How we do it
How we approach the challenge of turning unstructured global online news into structured, machine-readable data.
- To monitor all relevant news sites in the world
- To detect all news articles on the sites we monitor
- To extract the news data as accurately as possible
- To add supporting metadata to each article
- To deliver the news in real-time
We continuously benchmark ourselves against other global news providers to make sure that we maintain our position as market leaders. While no provider can guarantee 100 percent accuracy, we will always keep raising the bar in terms of coverage, quality and speed.
- Manual configuration of all new sites
- Automated crawling and data extraction
- Manual maintenance supported by automated quality assurance
1. Manual configuration
New sites are added either by our customers’ request or as a result of our continuous benchmarking against other crawlers.
Our system automatically detects new article links and recognizes the headline, body text, author, and date of an article.

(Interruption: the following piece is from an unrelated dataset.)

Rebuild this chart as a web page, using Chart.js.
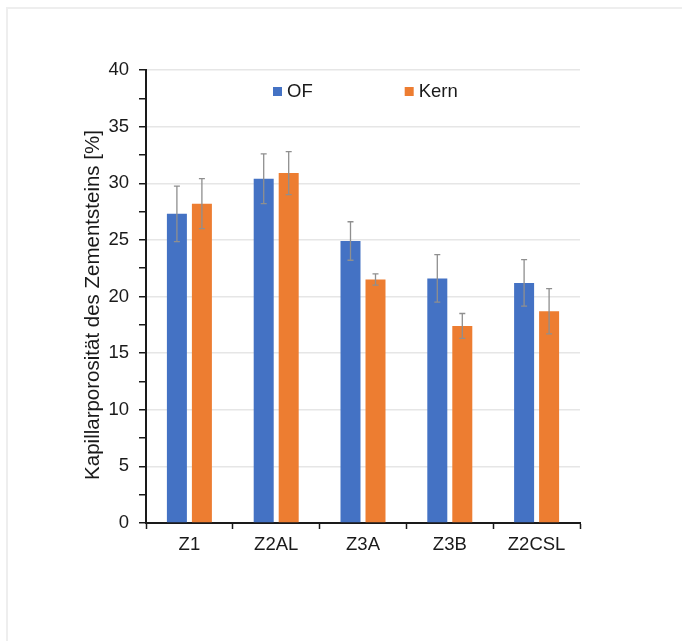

However, since all websites are constructed differently, our configuration team will initially finetune the extractor to reduce the risk of incorrect or incomplete crawling.
Once a new website has been finetuned by our configurators, it is transferred to the automated crawling and quality control.
2. Automated crawling and data extraction
Phase 1: Detect new articles
We crawl all websites repeatedly to look for links that point to new articles. Article links are most often found on the front page or a section page of a website, e.g, sports, business, or culture. Our system is programmed to automatically match the frequency of visits to a section with the frequency of new articles being published on that section. In other words, if a section is updated with new article links very often, we will keep visiting that section very often to look for new links.
We strive to detect new articles as soon as they are published. In fact, we crawl each section so often that in 98 percent of our visits we find no new articles at all.
A publisher may post many different links to the same article in various places around the website, but our system is especially designed to avoid crawling the same article more than once. This is an important measure to avoid false duplicates in the news feed.
Phase 2: Extracting new articles
As soon as a new article link has been detected, we will open the link and attempt to extract the text from the article. Our automated quality control will alert us, if the extraction fails.
Text extraction is no easy task, as many articles are riddled with ads, promotions, irrelevant links and so on. Our extraction application is especially designed to avoid such noise, but you should not expect complete similarity between the article on the webpage and the extracted text. Furthermore, the publisher may edit the content of an article any number of times, whereas our version is a representation of the article in the moment we detected it.
3. Manual maintenance supported by automated quality assurance
The automated quality control consists of various checkpoints and alerts that tell us whether we are detecting new articles as expected (crawling phase 1), and if those articles are extracted correctly (crawling phase 2).
If some sources are particular important to you, we offer these additional manual services to further ensure the continuous delivery of news data.
We monitor the daily volume of articles to detect deviations. If we see an unusual deviation, we will review our crawling configuration to make sure that everything is working correctly.
We screen the Google Index to determine whether Google has found articles that we have not. If that is the case, we will refine our crawling configuration to catch those articles.
In rare cases our crawler is blocked by CAPTCHA tests. We offer a manual CAPTCHA bypass service for customers who need all articles from blocked sources.
The price of service is determined by the number of articles blocked by CAPTCHA.
When a source is added to the author detection list, we refine the crawling configuration to detect as many authors as possible.
We monitor the percentage of articles in which we detect an author. If the number of articles containing an author declines, we adjust the crawling configuration to re-establish author detection.
Opoint can deliver content from behind paywalls if:
1. the customer has signed an agreement with the publisher, and
2. the customer provides Opoint with login credentials.
We monitor the functionality of the login credentials at all time. Content which is fetched using a particular login will be delivered exclusively to the customer that has provided the login.
“Knowing that hundreds of thousands of users around the world depend on the content provided by Opoint Technology, we put all our efforts into maintaining a high quality, stable deliveries and the best customer support in the market.”
Jon Anders Tangnes, COO at Opoint Technology